Relationship history: I got divorced in 2012 after my husband left me for another woman. Being back on the dating scene is very strange. There seem to be a lot of time-wasters out there, and when I have had a date, they’ve waited for me to organise it all.
My worst fear is of being let down; opening my heart again and having it walked all over.
Lisa Anne McBride, 50, (pictured) from Somerset divorced from her husband in 2012 and now hopes to meet an older man
But single life is a challenge at Christmas. Social as I am, I no longer want to be the one left alone at dinner parties. I miss the busy social life I had when I was part of a couple and want someone who can enjoy this with me.
Ideal man: I’d like a man a bit older than me. I want to be treated well and with respect, and I think that comes with age. On a date, I’d like a man to take charge, to order from the menu for both of us but not in a controlling way. Tall and attractive too, please!
Celebrity crush: Kevin Costner, Chris Hemsworth, Jason Momoa.

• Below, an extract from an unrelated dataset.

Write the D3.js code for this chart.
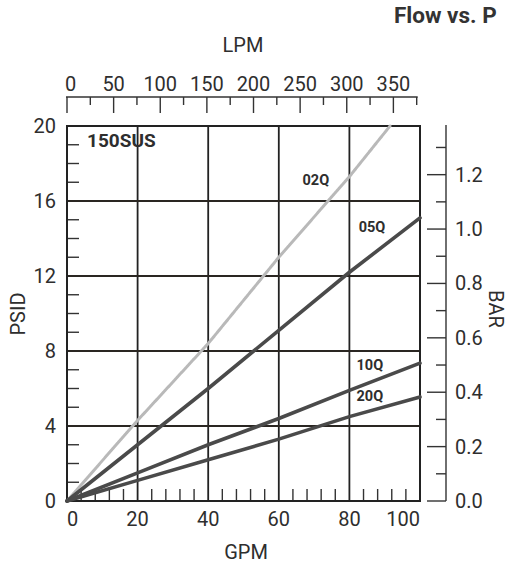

About me: I am a very happy, independent, loving woman who wants to meet a caring life-partner. I have a grown-up daughter living in New York — where I worked for ten years — and a 14-year-old son, who lives with me.
Sharman Mitchell, 69
Lives in: Stockport.
Occupation: Retired from the advertising industry.
Relationship history: I was widowed 29 years ago, and had to work and bring up a child. My son was only ten and I didn’t want him to come home to men in the house, so I waited until he’d left home before I dated again.
Since then, I’ve enjoyed one long-term relationship and a few shorter ones. I’m not looking for marriage, but do want romance.
Sharman Mitchell, 69, (pictured) from Stockport hopes to find romance without getting married
Ideal man: I’m looking for humour, kindness and manners. I don’t want the usual person for my age group, someone who expects his slippers by the side of the fire, dinner on the table at 5.30pm and is ready for cocoa by 9.30pm. Anyone whose ideal date is a trip to a garden centre for afternoon tea need not apply!
I’m also dead against fleeces, shoes with Velcro straps to make them easy to put on so the hip replacement doesn’t disengage, and men whose hearing aid batteries are always whirring.
Celebrity crush: Ray Winstone, Jeff Goldblum.
About me: I’m a larger-than-life personality who worked in advertising and the airline business for more than 40 years. I am flirtatious, funny and adventurous. And all I want for Christmas is a man to cook for, have dinner with and cuddle.
Genevieve Zawada, founder of dating agency Elect Club, is an award-winning matchmaker. She says:
- Preparation is key: See this as the biggest job application of your life. If you were applying for a job, you’d get help with your CV and styling advice. Put in the same ground work when it comes to finding love.
- Broaden your horizons: Men tend to be more open to who they initially date, but then won’t take it further unless they really want to. Whereas a lot of women begin armed with a long checklist. They could miss out on someone amazing. Decide on three deal-breakers — such as financial independence, loving sport or being well-mannered — then be open to everything else.
- Demand more: If someone hasn’t brushed their hair to meet you, or made little effort with their online dating profile, it should raise a red flag.
- Be blunt and ask: ‘What are you looking for? Where would you take me on a date? Are your profile pictures recent?’ It’s the best way to see who means business, and who’s just after a little fun.
- Talk first: After messaging each other a few times, say: ‘Let’s chat on the phone to see if we get on.’ When you text or email someone, your brain paints a picture of them that’s sometimes far from the truth. When you actually hear someone’s voice, it’s another piece of the puzzle — and easier to tell if something’s wrong.
- Let him do the work: For the first date, let him make the plans — his approach will tell you a lot about him and what he wants from you.